A 17 de maio de 2021 foi criada a Lei nº27/2021 que aprova a Carta Portuguesa de Direitos Humanos na Era Digital.
Esta é uma carta que procura dar sequência a um conjunto de recomendações da União Europeia sobre modelos de acesso à Internet e a tudo o que ela traz de acesso a informações, com vista a todos os cidadãos e empresas garantirem melhores modelos de eficácia e eficiência, na sua gestão pessoal ou profissional.
Todo o articulado tem um conceito de beneficência positivo e construtivo, à semelhança da Declaração Universal dos Direitos do Homem das Nações Unidas, que prescreveu que todo o mundo aplicasse em legislação local.
Até aqui tudo bem, mas eis que há um simples artigo 6º da lei, sobre o “Direito à proteção contra a desinformação”, que ultrapassa um dos principais direitos fundamentais das Nações Unidas: “Todo o indivíduo tem direito à liberdade de opinião e de expressão”.
O legislador português acrescenta à carta base de recomendação da União Europeia, neste artigo 6º, uma linha perigosa sobre desinformação e sobre “O que é a Verdade?” e “Quem define a Verdade?”. Esta linha de definir “O que é e quem define” é por si só um problema, pois parte do princípio que existe apenas uma verdade e não múltiplas verdades. Isto é, que só há direito a uma opinião, esquecendo-se que a forma como se vê um evento depende de variáveis como a forma como se contam factos, experiências vividas individual e coletivamente, entre outras.
A desinformação sempre existiu, existe e continuará a existir. A minha verdade pode ser a mentira ou desinformação, como lhe queiramos referir, para outra pessoa. Quantos de nós não ficaram já estupefactos, escandalizados ou maravilhados, perante anúncios televisivos de abrilhantadores de loiça, de sessões religiosas milagrosas ou de crianças fotografadas em cenários de guerra?
No mundo digital passa-se exatamente o mesmo. Procurar criar regras, para uma definição de desinformação, é o mesmo que querer definir que “a minha é melhor que a tua”!
Quando estamos perante novos fenómenos de recrudescimento de radicalismos de esquerda e de direita, o legislador alimenta ainda mais este lume. Não sabemos discutir ideias, pelo que tentamos eliminar à força as ideias dos outros. Não pode ser!

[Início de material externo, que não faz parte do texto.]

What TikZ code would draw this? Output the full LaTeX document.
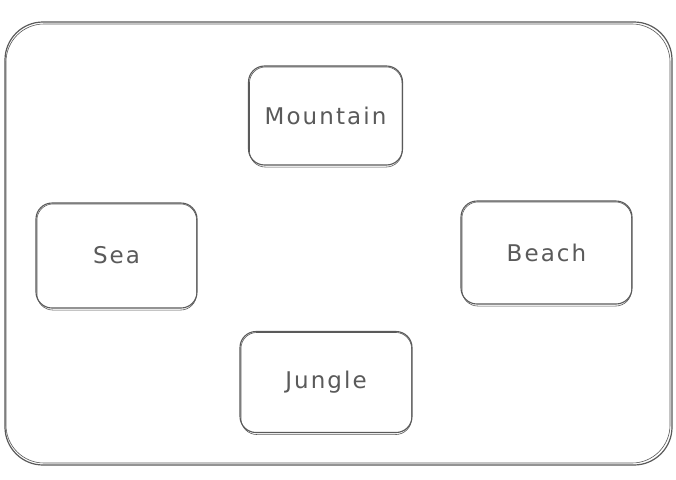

Eu tenho o direito de dizer as maiores “alarvidades” no mundo digital ou físico. E só com o mesmo direito de contra-argumentação e contraditório, por parte da comunidade digital (e não só), se poderá criar valor e esclarecimento.
Este pequeno passo de “dar uma canelada” na liberdade, é como um jogo de bola de miúdos no qual, não havendo árbitro e estando todos divertidos a jogar, um dos miúdos marca golo e outro miúdo, que tinha levado a bola para todos jogarem, diz “não é golo porque a bola é minha e eu digo que houve falta há 10 minutos no início da jogada. Ou é assim, ou acabou o jogo”.
Eu não quero uma imposição de liberdade! Eu quero ter a capacidade de me informar, de me desinformar, de analisar várias perspetivas e de construir a minha opinião. Liberdade digital não é construir robôs humanos que executam e não pensam. Deixem-me pensar!